🤖 AI Summary
This work investigates the fundamental limits of frequency analysis attacks against searchable encryption schemes supporting encrypted range queries, under the realistic threat model where only access patterns and query distributions are known. To this end, we propose LAMA, a universal attack framework that, for the first time, extends frequency analysis to high-dimensional spaces and arbitrary convex query workloads; we rigorously prove its optimality and generality. Our method integrates query distribution modeling, matching-based inference, and high-dimensional plaintext reconstruction, validated through theoretical analysis and comprehensive benchmarking. Experimentally, LAMA achieves the first successful reconstruction of plaintext data from four-dimensional encrypted range queries.

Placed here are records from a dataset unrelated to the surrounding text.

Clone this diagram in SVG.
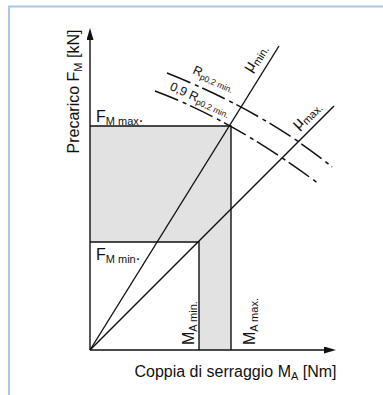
<svg xmlns="http://www.w3.org/2000/svg" width="383" height="395" viewBox="0 0 383 395">
<style>
.ln{stroke:#111;stroke-width:1.4;fill:none}
.dd{stroke:#111;stroke-width:1.5;fill:none;stroke-dasharray:25 5 4 4}
.t{font-family:"Liberation Sans",Arial,sans-serif;fill:#111}
.ax{font-size:16px}
.lb{font-size:16px}
.sm{font-size:12.5px}
.s1{font-size:11px}
.s2{font-size:11px}
.s3{font-size:8.5px}
</style>
<defs>
<marker id="arr" markerUnits="userSpaceOnUse" markerWidth="13" markerHeight="8" refX="0" refY="3.5" orient="auto">
<path d="M0,0 L12,3.5 L0,7 Z" fill="#111"/>
</marker>
</defs>
<rect width="383" height="395" fill="#fff"/>
<path d="M9,395 V6.5 H383" fill="none" stroke="#aac6ec" stroke-width="2"/>
<g id="areas">
<path d="M90,126 H231 V350 H199 V242 H90 Z" fill="#e2e2e2"/>
</g>
<g id="connectors">
<line class="ln" x1="90" y1="350" x2="90" y2="40" marker-end="url(#arr)"/>
<line class="ln" x1="90" y1="350" x2="324" y2="350" marker-end="url(#arr)"/>
<path class="ln" d="M90,126 H231 V350"/>
<path class="ln" d="M90,242 H199 V350"/>
<line class="ln" x1="90" y1="350" x2="279" y2="46"/>
<line class="ln" x1="90" y1="350" x2="334" y2="106"/>
<path class="dd" d="M167,73 Q265,112 332,167"/>
<path class="dd" d="M155,91 Q233,120 319,184"/>
</g>
<g id="label-y">
<text class="t ax" transform="translate(79,91.5) rotate(-90)" text-anchor="middle">Precarico F<tspan class="s1" dy="3">M</tspan><tspan dy="-3"> [kN]</tspan></text>
</g>
<g id="label-x">
<text class="t ax" x="235.5" y="377" text-anchor="middle">Coppia di serraggio M<tspan class="s1" dy="3">A</tspan><tspan dy="-3"> [Nm]</tspan></text>
</g>
<g id="fmmax">
<text class="t lb" x="96" y="122">F<tspan class="s2" dy="3">M max</tspan><tspan dy="-3">.</tspan></text>
</g>
<g id="fmmin">
<text class="t lb" x="96" y="260">F<tspan class="s2" dy="3">M min</tspan><tspan dy="-3">.</tspan></text>
</g>
<g id="mamin">
<text class="t lb" transform="translate(193.5,345) rotate(-90)">M<tspan class="s2" dy="3">A min.</tspan></text>
</g>
<g id="mamax">
<text class="t lb" transform="translate(255,345) rotate(-90)">M<tspan class="s2" dy="3">A max.</tspan></text>
</g>
<g id="mumin">
<text class="t lb" transform="translate(251,73) rotate(-58)">μ<tspan class="s2" dy="3">min.</tspan></text>
</g>
<g id="mumax">
<text class="t lb" transform="translate(298,130) rotate(-45)">μ<tspan class="s2" dy="3">max.</tspan></text>
</g>
<g id="rp">
<text class="t sm" transform="translate(192,73) rotate(24)">R<tspan class="s3" dy="2.5">p0,2 min.</tspan></text>
</g>
<g id="rp09">
<text class="t sm" transform="translate(169,89.5) rotate(24)">0,9 R<tspan class="s3" dy="2.5">p0,2 min.</tspan></text>
</g>
</svg>
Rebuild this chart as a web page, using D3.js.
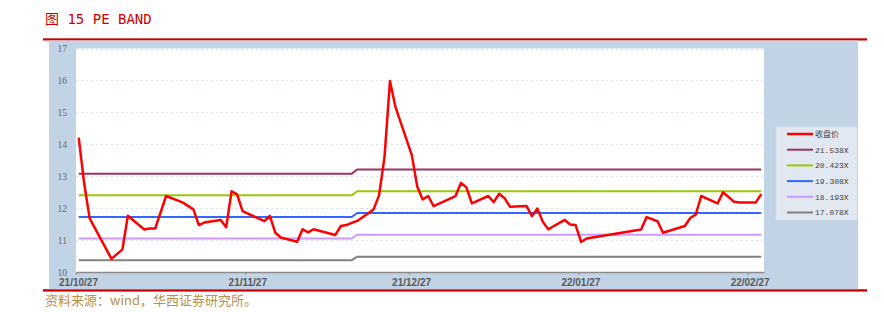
<!DOCTYPE html>
<html>
<head>
<meta charset="utf-8">
<script src="https://d3js.org/d3.v7.min.js"></script>
<style>
  body { margin: 0; background: #fff; }
  svg { display: block; }
</style>
</head>
<body>
<svg id="chart" width="884" height="312"></svg>
<script>
// ---- data ----
const priceName = "收盘价";
const priceDates = [
  "2021-10-27","2021-10-28","2021-10-29","2021-11-02","2021-11-04","2021-11-05",
  "2021-11-08","2021-11-09","2021-11-10","2021-11-12","2021-11-15","2021-11-17",
  "2021-11-18","2021-11-19","2021-11-22","2021-11-23","2021-11-24","2021-11-25",
  "2021-11-26","2021-11-30","2021-12-01","2021-12-02","2021-12-03","2021-12-06",
  "2021-12-07","2021-12-08","2021-12-09","2021-12-13","2021-12-14","2021-12-15",
  "2021-12-16","2021-12-17","2021-12-20","2021-12-21","2021-12-22","2021-12-23",
  "2021-12-24","2021-12-27","2021-12-28","2021-12-29","2021-12-30","2021-12-31",
  "2022-01-04","2022-01-05","2022-01-06","2022-01-07","2022-01-10","2022-01-11",
  "2022-01-12","2022-01-13","2022-01-14","2022-01-17","2022-01-18","2022-01-19",
  "2022-01-20","2022-01-21","2022-01-24","2022-01-25","2022-01-26","2022-01-27",
  "2022-01-28","2022-02-07","2022-02-08","2022-02-10","2022-02-11","2022-02-15",
  "2022-02-16","2022-02-17","2022-02-18","2022-02-21","2022-02-22","2022-02-24",
  "2022-02-25","2022-02-28","2022-03-01"
];
const priceValues = [
  14.21, 12.77, 11.68, 10.41, 10.71, 11.76,
  11.33, 11.36, 11.36, 12.38, 12.18, 11.96,
  11.47, 11.55, 11.63, 11.40, 12.53, 12.43,
  11.91, 11.59, 11.76, 11.23, 11.08, 10.95,
  11.34, 11.24, 11.34, 11.16, 11.44, 11.47,
  11.54, 11.60, 11.96, 12.40, 13.60, 15.98,
  15.17, 13.66, 12.67, 12.27, 12.38, 12.06,
  12.38, 12.79, 12.65, 12.15, 12.38, 12.19,
  12.45, 12.31, 12.04, 12.07, 11.75, 11.99,
  11.57, 11.34, 11.63, 11.49, 11.47, 10.94,
  11.05, 11.33, 11.72, 11.59, 11.23, 11.44,
  11.69, 11.80, 12.38, 12.15, 12.50, 12.20,
  12.18, 12.18, 12.44
];

// PE band lines (constant, stepping up on 12/17)
const bandNames = ["21.538X", "20.423X", "19.308X", "18.193X", "17.078X"];
const bandDates = ["2021-10-27", "2021-12-16", "2021-12-17", "2022-03-01"];
const band21538 = [13.08, 13.08, 13.21, 13.21];
const band20423 = [12.40, 12.40, 12.53, 12.53];
const band19308 = [11.72, 11.72, 11.85, 11.85];
const band18193 = [11.05, 11.05, 11.17, 11.17];
const band17078 = [10.37, 10.37, 10.48, 10.48];

const yTicks = [10, 11, 12, 13, 14, 15, 16, 17];
const xTickLabels = ["21/10/27", "21/11/27", "21/12/27", "22/01/27", "22/02/27"];
const axisEnd = "2022-03-02";

// ---- styles ----
const priceColor = "#ff0000";
const bandColors = ["#993366", "#99cc00", "#3366ff", "#cc99ff", "#808080"];

let svg = d3.select("svg#chart");
const parseDay = d3.timeParse("%Y-%m-%d");
const parseTick = d3.timeParse("%y/%m/%d");
const mid = d => d3.timeHour.offset(d, 12); // points sit in the middle of their day

const plot = { left: 76, right: 764, top: 48.5, bottom: 272 };

const xScale = d3.scaleTime()
  .domain([parseTick(xTickLabels[0]), parseDay(axisEnd)])
  .range([plot.left, plot.right]);
const yScale = d3.scaleLinear().domain([10, 17]).range([plot.bottom, plot.top]);

// red rules top and bottom
svg.append("rect").attr("x", 43).attr("y", 38.3).attr("width", 824).attr("height", 2.2).attr("fill", "#cc0000");
svg.append("rect").attr("x", 43).attr("y", 289.2).attr("width", 824).attr("height", 2.4).attr("fill", "#cc0000");

// blue-grey panel + white plot area
svg.append("rect").attr("x", 49).attr("y", 40.5).attr("width", 809).attr("height", 248.7).attr("fill", "#c2d3e6");
svg.append("rect").attr("x", plot.left).attr("y", plot.top)
  .attr("width", plot.right - plot.left).attr("height", plot.bottom - plot.top).attr("fill", "#ffffff");

// dotted gridlines
svg.append("g").selectAll("line")
  .data(yTicks.filter(t => t > 10))
  .join("line")
  .attr("x1", plot.left).attr("x2", plot.right)
  .attr("y1", d => Math.round(yScale(d)) + 0.5).attr("y2", d => Math.round(yScale(d)) + 0.5)
  .attr("stroke", "#d5e0f0").attr("stroke-width", 1).attr("stroke-dasharray", "2,3");

// y axis labels
let leftAxis = d3.axisLeft(yScale).tickValues(yTicks).tickFormat(d3.format("d")).tickSize(0).tickPadding(3);
let yG = svg.append("g").attr("transform", "translate(70,0)").call(leftAxis);
yG.select(".domain").remove();
yG.selectAll("text")
  .attr("fill", "#666")
  .style("font-family", "'Liberation Serif', serif")
  .style("font-size", "9.5px");

// band lines
const bandSeries = [band21538, band20423, band19308, band18193, band17078];
const line = d3.line().x(d => xScale(mid(d.date))).y(d => yScale(d.value));

bandSeries.forEach((vals, i) => {
  const pts = bandDates.map((d, j) => ({ date: parseDay(d), value: vals[j] }));
  svg.append("path")
    .datum(pts)
    .attr("d", line)
    .attr("fill", "none")
    .attr("stroke", bandColors[i])
    .attr("stroke-width", 2);
});

// closing price
const pricePts = priceDates.map((d, i) => ({ date: parseDay(d), value: priceValues[i] }));
svg.append("path")
  .datum(pricePts)
  .attr("d", line)
  .attr("fill", "none")
  .attr("stroke", priceColor)
  .attr("stroke-width", 2.5)
  .attr("stroke-linejoin", "round");

// x axis
let bottomAxis = d3.axisBottom(xScale)
  .tickValues(xTickLabels.map(parseTick))
  .tickFormat(d3.timeFormat("%y/%m/%d"))
  .tickSize(3).tickSizeOuter(0).tickPadding(4);
let xG = svg.append("g").attr("transform", `translate(0,${plot.bottom})`).call(bottomAxis);
xG.select(".domain").attr("stroke", "#8c8c8c").attr("stroke-width", 1.3);
xG.selectAll(".tick line").attr("stroke", "#8c8c8c");
xG.selectAll("text")
  .attr("dx", 2)
  .attr("fill", "#595959")
  .style("font-family", "'Liberation Sans', Arial, sans-serif")
  .style("font-size", "10px")
  .style("font-weight", "bold");

// legend
let legend = svg.append("g");
legend.append("rect")
  .attr("x", 776).attr("y", 127).attr("width", 81).attr("height", 93)
  .attr("fill", "#e2e8f1").attr("stroke", "#d3dbe6").attr("stroke-width", 0.8);
const legendNames = [priceName].concat(bandNames);
const legendColors = [priceColor].concat(bandColors);
legend.selectAll("line")
  .data(legendNames)
  .join("line")
  .attr("x1", 787).attr("x2", 813)
  .attr("y1", (d, i) => 134 + i * 15.7).attr("y2", (d, i) => 134 + i * 15.7)
  .attr("stroke", (d, i) => legendColors[i])
  .attr("stroke-width", (d, i) => i === 0 ? 2.5 : 2);
legend.selectAll("text")
  .data(legendNames)
  .join("text")
  .attr("x", 815)
  .attr("y", (d, i) => 134 + i * 15.7)
  .attr("dy", "0.35em")
  .attr("fill", "#444")
  .style("font-family", "'Liberation Mono', 'Noto Sans CJK SC', monospace")
  .style("font-size", "8px")
  .text(d => d);

// title and source
svg.append("text")
  .attr("x", 45).attr("y", 24)
  .attr("fill", "#cc0000")
  .style("font-family", "'DejaVu Sans Mono', 'Noto Sans CJK SC', monospace")
  .style("font-size", "14px")
  .text("图 15 PE BAND");

svg.append("text")
  .attr("x", 45).attr("y", 305)
  .attr("fill", "#b8904a")
  .style("font-family", "'Noto Sans CJK SC', sans-serif")
  .style("font-size", "13px")
  .text("资料来源：wind，华西证券研究所。");
</script>
</body>
</html>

Moreover, we identify intrinsic structural properties of query distributions—such as sufficient entropy concentration and geometric dispersion—that confer robustness against frequency analysis, thereby establishing formal foundations and practical guidelines for designing side-channel–resistant defenses.
📝 Abstract
Searchable encryption (SE) is the most scalable cryptographic primitive for searching on encrypted data. Typical SE constructions often allow access-pattern leakage, revealing which encrypted records are retrieved in the server's responses. All the known generic cryptanalyses assume either that the queries are issued uniformly at random or that the attacker observes the search-pattern leakage. It remains unclear what can be reconstructed when using only the access-pattern leakage and knowledge of the query distribution. In this work, we focus on the cryptanalytic technique of frequency analysis in the context of leakage-abuse attacks on schemes that support encrypted range queries. Frequency analysis matches the frequency of retrieval of an encrypted record with a plaintext value based on its probability of retrieval that follows from the knowledge of the query distribution. We generalize this underexplored cryptanalytic technique and introduce a generic attack framework called Leakage-Abuse via Matching (LAMA) that works even on high-dimensional encrypted data. We identify a parameterization of LAMA that brings frequency analysis to its limit -- that is, we prove that there is no additional frequency matching that an attacker can perform to refine the result. Furthermore, we show that our results hold for any class of convex queries, and not just axis-aligned rectangles, which is the assumption in all other attacks on range schemes. Using these results, we identify query distributions that make frequency analysis challenging for the attacker and, thus, can act as a mitigation mechanism. Finally, we implement and benchmark LAMA and reconstruct, for the first time, plaintext data from encrypted range queries spanning up to four dimensions.